Неужели его ученики, серапионовы братья и Пильняк, возвращаются обратно в лоно беллетристики, замыкая таким образом круг вращений, и теперь остается только ждать возобновленья «Сборников Знания», где психология и быт возобновят свой старый роман, роман каторжника с тачкой?
Как только исчезла фабула, на смену явится быт. Раньше Журден не догадывался, что говорит прозой, раньше не знали, что есть быт.
Быт — это мертвая фабула, это гниющий сюжет, это каторжная тачка, которую волочит за собою психология, потому что надо же ей на что-нибудь опереться, хотя бы на мертвую фабулу, если нет живой. Быт — это иностранщина, всегда фальшивая экзотика, его не существует для своего домашнего, хозяйского глаза: деятельный участник народной жизни умеет замечать только нужное, только кстати, — другое дело турист, иностранец (беллетрист): он пялит глаза на всё и некстати обо всем рассказывает.
Нынешние русские прозаики, как серапионовцы и Пильняк, такие же психологи, как и их предшественники до революции и Андрея Белого. У них нет фабулы. Они не годятся для застольного чтения.
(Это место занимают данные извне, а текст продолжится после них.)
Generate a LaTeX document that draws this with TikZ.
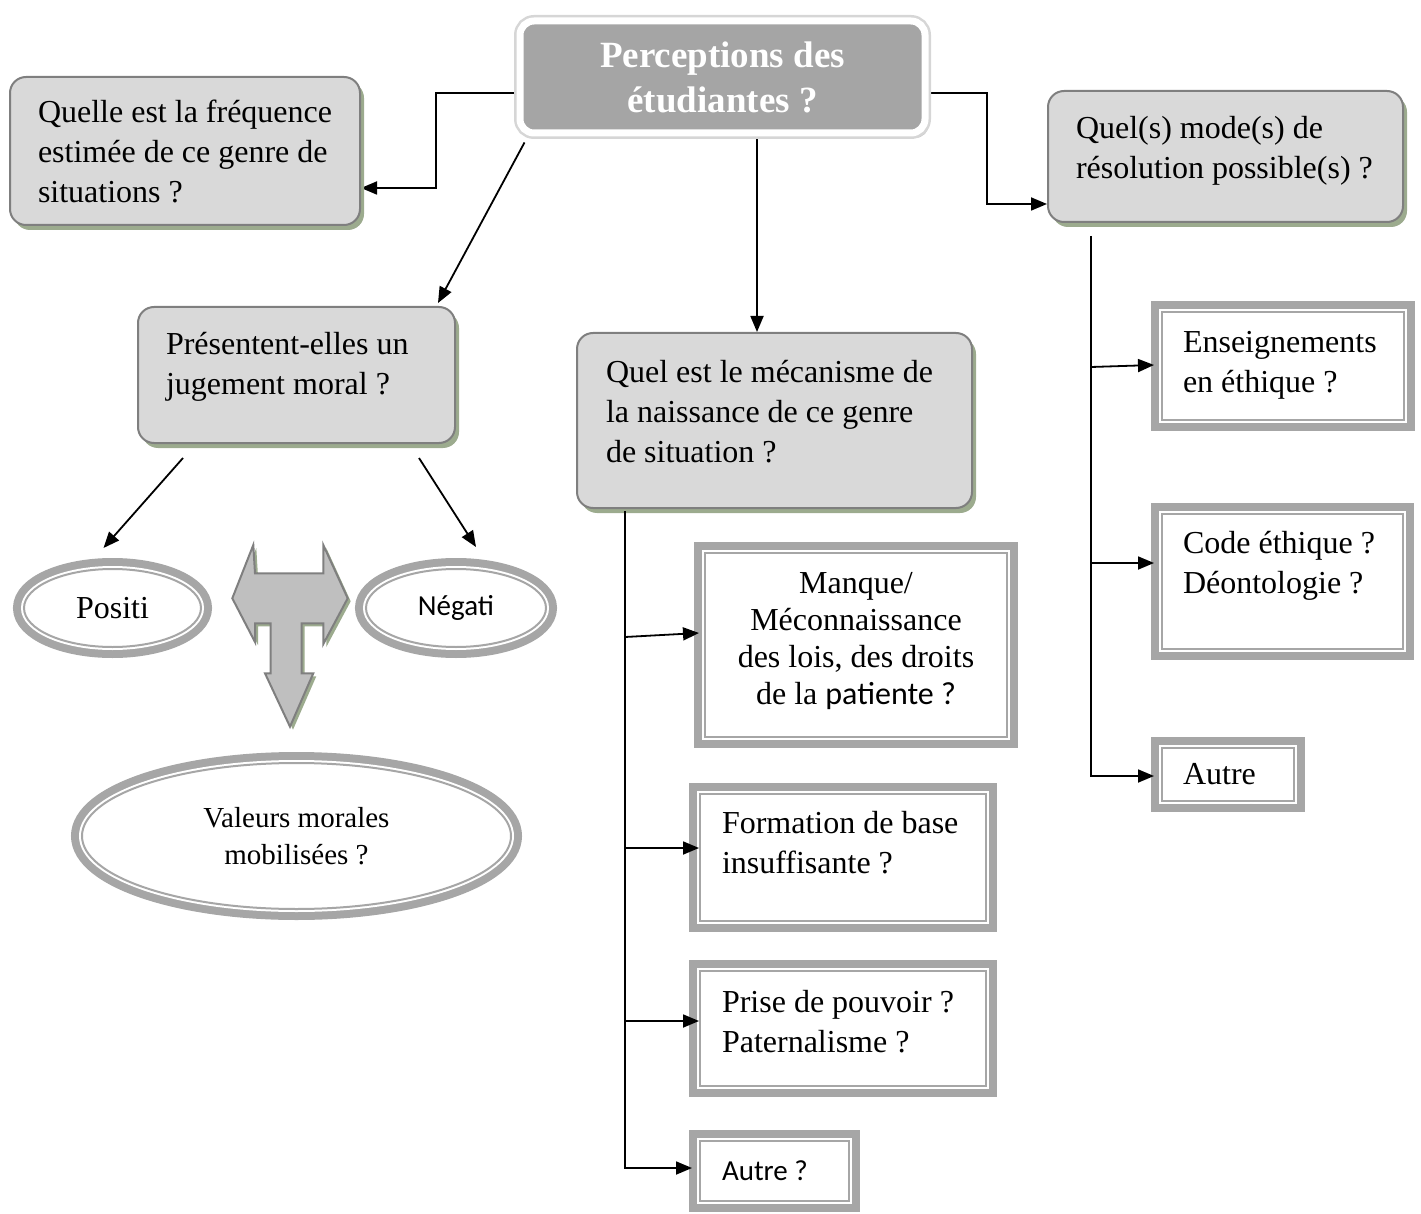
\documentclass[tikz,border=0pt]{standalone}
\usepackage{fontspec}
\setmainfont{Liberation Serif}
\newfontfamily\calibrifont{Carlito}
\usetikzlibrary{shapes.geometric,shadows,arrows.meta,calc}
\pgfdeclarelayer{background}
\pgfsetlayers{background,main}
\definecolor{boxfill}{HTML}{D9D9D9}
\definecolor{boxline}{HTML}{7F7F7F}
\definecolor{shadowg}{HTML}{9CAB8E}
\definecolor{dgray}{HTML}{A6A6A6}
\definecolor{topgray}{HTML}{A5A5A5}
\definecolor{toprim}{HTML}{D6D6D6}
\definecolor{topshadow}{HTML}{C4C4C4}
\definecolor{tfill}{HTML}{BFBFBF}
\tikzset{
  txt/.style={font=\fontsize{32}{40}\selectfont},
  rbox/.style={rectangle, draw=boxline, line width=2pt, fill=boxfill,
    rounded corners=16pt, inner sep=0pt,
    drop shadow={shadow xshift=4pt, shadow yshift=-5pt, fill=shadowg, opacity=1},
    txt, align=flush left},
  dframe/.style={inner sep=0pt, line join=miter,
    preaction={draw=dgray, line width=22pt},
    preaction={fill=white},
    preaction={draw=white, line width=6pt},
    draw=dgray, line width=2pt, txt},
  dbox/.style={rectangle, dframe, align=flush left},
  dell/.style={ellipse, dframe, align=center},
  conn/.style={draw=black, line width=1.8pt, -{Triangle[length=16pt,width=13pt]}},
}
\begin{document}
\begin{tikzpicture}[x=1pt,y=-1pt]
\useasboundingbox (0,0) rectangle (1421,1214);

% top box
\node[rectangle, rounded corners=14pt, inner sep=0pt,
  minimum width=405pt, minimum height=112pt,
  drop shadow={shadow xshift=4pt, shadow yshift=-5pt, fill=topshadow, opacity=1},
  preaction={draw=toprim, line width=12pt},
  fill=topgray, draw=white, line width=7pt,
  text=white, align=center, font=\bfseries\fontsize{37}{45}\selectfont]
  (top) at (722.5,77) {Perceptions des\\étudiantes ?};

% rounded question boxes
\node[rbox, minimum width=350pt, minimum height=148pt, text width=294pt]
  (freq) at (185,151) {\mbox{Quelle est la fréquence}\\\mbox{estimée de ce genre de}\\\mbox{situations ?}};
\node[rbox, minimum width=355pt, minimum height=131pt, text width=299pt]
  (mode) at (1225.5,156.5) {\mbox{Quel(s) mode(s) de}\\\mbox{résolution possible(s) ?}\rule[-18pt]{0pt}{0pt}};
\node[rbox, minimum width=317pt, minimum height=136pt, text width=261pt]
  (jug) at (296.5,375) {\mbox{Présentent-elles un}\\\mbox{jugement moral ?}\rule[-24pt]{0pt}{0pt}};
\node[rbox, minimum width=395pt, minimum height=175pt, text width=337pt]
  (mec) at (774.5,420.5) {\mbox{Quel est le mécanisme de}\\\mbox{la naissance de ce genre}\\\mbox{de situation ?}\rule[-18pt]{0pt}{0pt}};

% ellipses
\node[dell, minimum width=177pt, minimum height=78pt] (pos) at (112.5,608) {Positi};
\node[dell, minimum width=180pt, minimum height=78pt,
  font=\calibrifont\fontsize{29}{34}\selectfont] (neg) at (456,608) {Négati};
\node[dell, minimum width=429pt, minimum height=146pt,
  font=\fontsize{29}{37}\selectfont] (val) at (296.5,836) {Valeurs morales\\mobilisées ?};

% T-shaped arrow
\draw[fill=tfill, draw=boxline, line width=2pt, line join=miter,
  drop shadow={shadow xshift=3pt, shadow yshift=-3pt, fill=shadowg, opacity=1}]
  (232.3,598.3) -- (253.3,545) -- (255,573.3) -- (323.3,573.3) -- (323.3,545)
  -- (347.7,598.3) -- (323.3,644) -- (323.3,623.3) -- (301.7,623.3)
  -- (301.7,673.3) -- (313.3,673.3) -- (290,726.7) -- (265,673.3)
  -- (270.7,673.3) -- (270.7,623.3) -- (255,623.3) -- (255,642) -- cycle;

% middle column boxes
\node[rectangle, dframe, align=center, minimum width=302pt, minimum height=184pt,
  font=\fontsize{32}{37}\selectfont]
  (man) at (856,645) {Manque/\\Méconnaissance\\des lois, des droits\\de la {\calibrifont patiente ?}\rule[-13pt]{0pt}{0pt}};
\node[dbox, minimum width=286pt, minimum height=127pt, text width=242pt]
  (form) at (843,857.5) {\mbox{Formation de base}\\\mbox{insuffisante ?}\rule[-30pt]{0pt}{0pt}};
\node[dbox, minimum width=286pt, minimum height=115pt, text width=242pt]
  (prise) at (843,1028.5) {\mbox{Prise de pouvoir ?}\\\mbox{Paternalisme ?}\rule[-15pt]{0pt}{0pt}};
\node[dbox, minimum width=149pt, minimum height=60pt, text width=105pt,
  font=\calibrifont\fontsize{29}{34}\selectfont]
  (autreq) at (774.5,1171) {\mbox{Autre ?}};

% right column boxes
\node[dbox, minimum width=242pt, minimum height=108pt, text width=200pt]
  (ens) at (1283,366) {\mbox{Enseignements}\\\mbox{en éthique ?}\rule[-8pt]{0pt}{0pt}};
\node[dbox, minimum width=241pt, minimum height=135pt, text width=199pt]
  (code) at (1282.5,581.5) {\mbox{Code éthique ?}\\\mbox{Déontologie ?}\rule[-38pt]{0pt}{0pt}};
\node[dbox, minimum width=132pt, minimum height=53pt, text width=90pt]
  (autre) at (1228,774.5) {\mbox{Autre}};

% connectors
\begin{pgfonlayer}{background}
\draw[conn] ($(top.west)+(0,16)$) -| ($(freq.east)+(75,37)$) -- ($(freq.east)+(0,37)$);
\draw[conn] ($(top.east)+(0,16)$) -| ($(mode.west)+(-60,47.5)$) -- ($(mode.west)+(0,47.5)$);
\draw[conn] ($(top.south)+(34.5,0)$) coordinate (tb) -- (tb |- mec.north);
\draw[conn] ($(top.south west)+(8,6)$) -- ($(jug.north east)+(-18,-3)$);
\end{pgfonlayer}
\draw[conn] ($(jug.south west)+(46,14)$) -- ($(pos.north)+(-9,-20)$);
\draw[conn] ($(jug.south east)+(-37,14)$) -- ($(neg.north)+(20,-21)$);

\coordinate (mb) at ($(mec.south west)+(49,2)$);
\draw[conn] (mb) |- ($(autreq.west)+(-7,-3)$);
\draw[conn] ($(mb |- man.west)+(0,-8)$) -- ($(man.west)+(-5,-12)$);
\draw[conn] ($(mb |- form.west)+(0,-9.5)$) -- ($(form.west)+(0,-9.5)$);
\draw[conn] ($(mb |- prise.west)+(0,-7.5)$) -- ($(prise.west)+(0,-7.5)$);

\coordinate (rb) at ($(mode.south west)+(44,13)$);
\draw[conn] (rb) |- ($(autre.west)+(-7,1.5)$);
\draw[conn] ($(rb |- ens.west)+(0,1)$) -- ($(ens.west)+(-7,-1)$);
\draw[conn] ($(rb |- code.west)+(0,-18.5)$) -- ($(code.west)+(-7,-18.5)$);
\end{tikzpicture}
\end{document}
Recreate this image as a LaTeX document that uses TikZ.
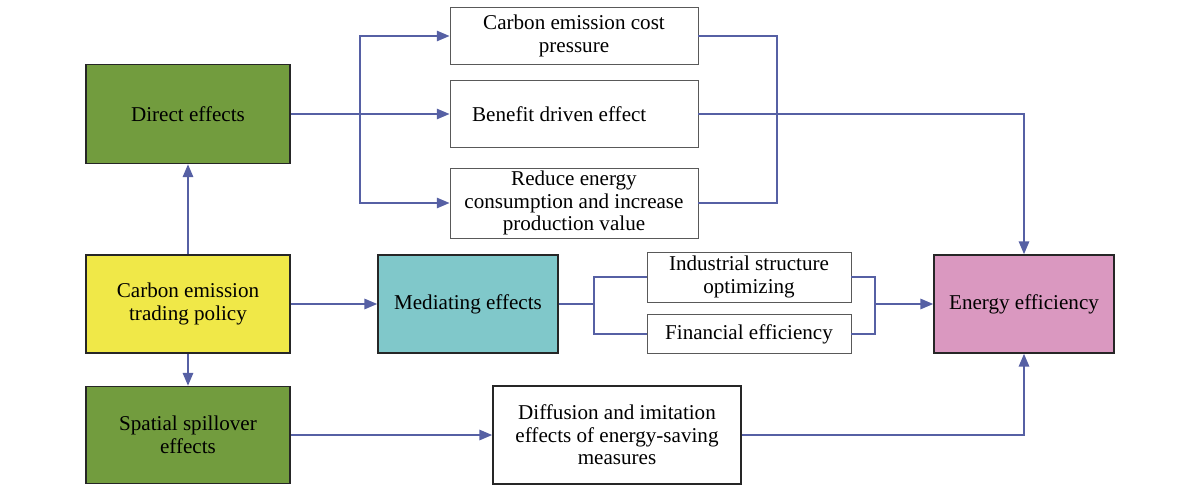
\documentclass[tikz,border=0pt]{standalone}
\usepackage{fontspec}
\setmainfont{Liberation Serif}
\usepackage{tikz}
\usetikzlibrary{arrows.meta,calc}

\definecolor{leafgreen}{RGB}{114,156,62}
\definecolor{policyyellow}{RGB}{240,232,72}
\definecolor{mediateteal}{RGB}{128,200,202}
\definecolor{effpink}{RGB}{218,152,192}
\definecolor{linkblue}{RGB}{86,96,164}

\tikzset{
  box/.style={draw=black!65, line width=0.6pt, fill=white, align=center,
    inner sep=2pt, font=\fontsize{15}{16}\selectfont},
  colbox/.style={box, draw=black!85, line width=1.1pt},
  link/.style={draw=linkblue, line width=1.2pt},
  flow/.style={link, -{Triangle[length=3.2mm,width=2.6mm]}}
}

\begin{document}
\begin{tikzpicture}[x=0.025cm,y=-0.025cm]
\useasboundingbox (0,0) rectangle (1200,494);
% left column
\node[colbox, fill=leafgreen, minimum width=5.1cm, minimum height=2.475cm] (direct) at (188,114) {Direct effects};
\node[colbox, fill=policyyellow, minimum width=5.1cm, minimum height=2.45cm] (policy) at (188,304) {Carbon emission\\trading policy};
\node[colbox, fill=leafgreen, minimum width=5.1cm, minimum height=2.425cm] (spatial) at (188,435) {Spatial spillover\\effects};
% middle
\node[colbox, fill=mediateteal, minimum width=4.5cm, minimum height=2.45cm] (mediating) at (468,304) {Mediating effects};
\node[box, minimum width=6.2cm, minimum height=1.425cm] (cost) at (574,36) {Carbon emission cost\\pressure};
\node[box, minimum width=6.2cm, minimum height=1.675cm] (benefit) at (574,114) {Benefit driven effect\hspace{1.4em}};
\node[box, minimum width=6.2cm, minimum height=1.75cm] (reduce) at (574,203) {Reduce energy\\consumption and increase\\production value};
\node[box, minimum width=5.1cm, minimum height=1.25cm] (industry) at (749,277) {Industrial structure\\optimizing};
\node[box, minimum width=5.1cm, minimum height=0.975cm] (finance) at (749,334) {Financial efficiency};
\node[colbox, fill=white, minimum width=6.2cm, minimum height=2.45cm] (diffusion) at (617,435) {Diffusion and imitation\\effects of energy-saving\\measures};
% right
\node[colbox, fill=effpink, minimum width=4.5cm, minimum height=2.45cm] (energy) at (1024,304) {Energy efficiency};

\coordinate (split) at (360,114);
\coordinate (joinA) at (777,114);
\coordinate (splitB) at (594,304);
\coordinate (joinB) at (875,304);

\draw[flow] (policy) -- (direct);
\draw[flow] (policy) -- (spatial);
\draw[flow] (policy) -- (mediating);
\draw[flow] (direct) -- (benefit);
\draw[flow] (split) |- (cost.west);
\draw[flow] (split) |- (reduce.west);
\draw[link] (cost.east) -| (joinA);
\draw[link] (reduce.east) -| (joinA);
\draw[flow] (benefit.east) -| (energy.north);
\draw[link] (mediating) -- (splitB);
\draw[link] (splitB) |- (industry.west);
\draw[link] (splitB) |- (finance.west);
\draw[link] (industry.east) -| (joinB);
\draw[link] (finance.east) -| (joinB);
\draw[flow] (joinB) -- (energy.west);
\draw[flow] (spatial) -- (diffusion);
\draw[flow] (diffusion.east) -| (energy.south);
\end{tikzpicture}
\end{document}
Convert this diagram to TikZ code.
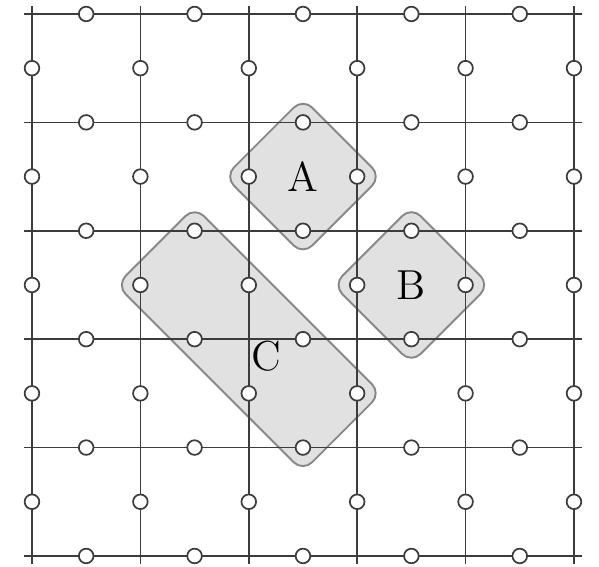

Только психология прикована у них к другой каторжной тачке — не к быту, а к фольклору. Вот об этом различии хотелось бы подробнее поговорить, — водораздел быта и фольклора очень серьезный. Совсем не одно и то же. Маркой выше. Качественно лучше.
Быт — куриная слепота к вещам. Фольклор — сознательное закрепление, накопление языкового и этнографического материала. Быт — омертвение сюжета, фольклор — рождение сюжета. Прислушайся к фольклору и услышишь, как шевелится в нем тематическая жизнь, как дышит фабула, и во всякой фольклорной записи фабула присутствует утробно — здесь начинается интерес, здесь всё чревато фабулой, всё заигрывает, интригует и грозит ею. Наседка сидит на куче соломы и клохчет и кудахчет, фольклорный прозаик тоже о чем-то клохчет и кудахчет, и, кому охота, те его слушают. На самом же деле он занят более важным — высиживает фабулу.
Серапионовцы и Пильняк (их старший брат, и не нужно его от них отделять) не могут угодить серьезному читателю, они подозрительны по анекдоту, то есть угрожают фабулой. Фабулы, то есть большого повествовательного дыхания, нет и в помине, но анекдот щекочет усиками из каждой щели, совсем как у Хлебникова.
«Премного разных трав и вер» у Пильняка, Никитина, Федина, Козырева и других, и еще одного серапионовца, почему-то не записанного в братство, — Лидина, и у Замятина, и у Пришвина. Милый анекдот, первое свободное и радостное порхание фабулы, освобождение духа из мрачного траурного куколя психологии.